When you estimate a model, the estimation function will drop observations (i.e., rows) for which at least one variable (i.e., column) used either in the LHS or in the RHS of the formula is missing.
For example:
dt <- mtcars
dt[1:5, "wt"] <- NA
mod <- lm(mpg ~ wt + cyl + disp, data = dt)
summary(mod)
print(paste0(nrow(dt), " observations in the dataframe"))
print(paste0(nobs(mod), " have been used in the estimator"))
print(paste0(nrow(dt) - nobs(mod), " have been dropped"))
In this case, lm will drop the first 5 rows because in those rows the wt variable, used in the RHS, is missing.
The above code in fact returns:
"32 observations in the dataframe"
"27 have been used in the estimator"
"5 have been dropped"
Now, given a model, I would like to write a function that returns the dataframe of observations dropped, i.e., not used in the estimation.
This function should ideally work with as many estimation functions as possible.
Here are some possible estimation functions:
library(magrittr)
mods <- list()
mods %<>% rlist::list.append(lm(mpg ~ wt + cyl + disp, data = dt))
mods %<>% rlist::list.append(glm(am ~ wt, data = dt, family = binomial()))
mods %<>% rlist::list.append(glmmTMB::glmmTMB(mpg ~ wt + cyl + disp, data = dt))
mods %<>% rlist::list.append(glmmTMB::glmmTMB(am ~ wt + vs, data = dt, family = binomial()))
mods %<>% rlist::list.append(glmmTMB::glmmTMB(carb ~ wt + gear, data = dt, family = glmmTMB::nbinom2()))
mods %<>% rlist::list.append(pscl::zeroinfl(vs ~ wt + cyl + disp, data = dt))
mods %<>% rlist::list.append(pscl::hurdle(vs ~ wt + cyl + disp, data = dt))
mods %<>% rlist::list.append(fixest::feols(vs ~ wt | gear, data = dt))
mods %<>% rlist::list.append(fixest::feglm(am ~ wt + cyl | vs, data = dt, family = binomial()))
mods %<>% rlist::list.append(lme4::lmer(vs ~ wt + (1 | gear), data = dt))
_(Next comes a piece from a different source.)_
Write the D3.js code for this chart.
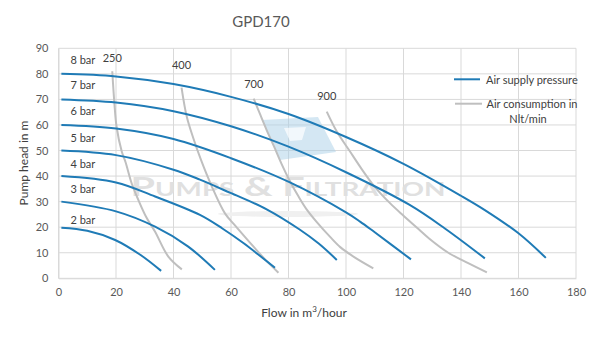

Supposing we have such a function called get_dropped_obs, here is a test that such a function should pass (given the previous mods object):
for (i in seq_along(mods)) {
tryCatch(
{
df_dropped <- get_dropped_obs(mods[[i]], dt)
cat(paste0(
"Model ",
i,
": ",
nrow(df_dropped),
" observations have been dropped\n"
))
},
error = function(e) {
cat(paste0("Model ", i, ": ", e))
}
)
}
@iroha provided an implementation based on complete.cases.
It uses base R's terms to extract the terms object from the model, and base R's all.vars to get the variables used by the model:
> all.vars(terms(mods[[1]]))
[1] "mpg" "wt" "cyl" "disp"
It then subset the dataframe to get only the variables used by the model, use complete.cases to subset the observations without any missing data, negate this mask to get the observations with at least one missing data, and then further subset the dataframe to get those observations:
get_dropped_obs <- function(mod, df) df[!complete.cases(df[all.vars(terms(mod))]), ];
It works on all models in OP's question:
Model 1: 5 observations have been dropped
Model 2: 5 observations have been dropped
Model 3: 5 observations have been dropped
Model 4: 5 observations have been dropped
Model 5: 5 observations have been dropped
Model 6: 5 observations have been dropped
Model 7: 5 observations have been dropped
Model 8: 5 observations have been dropped
Model 9: 5 observations have been dropped
Model 10: 5 observations have been dropped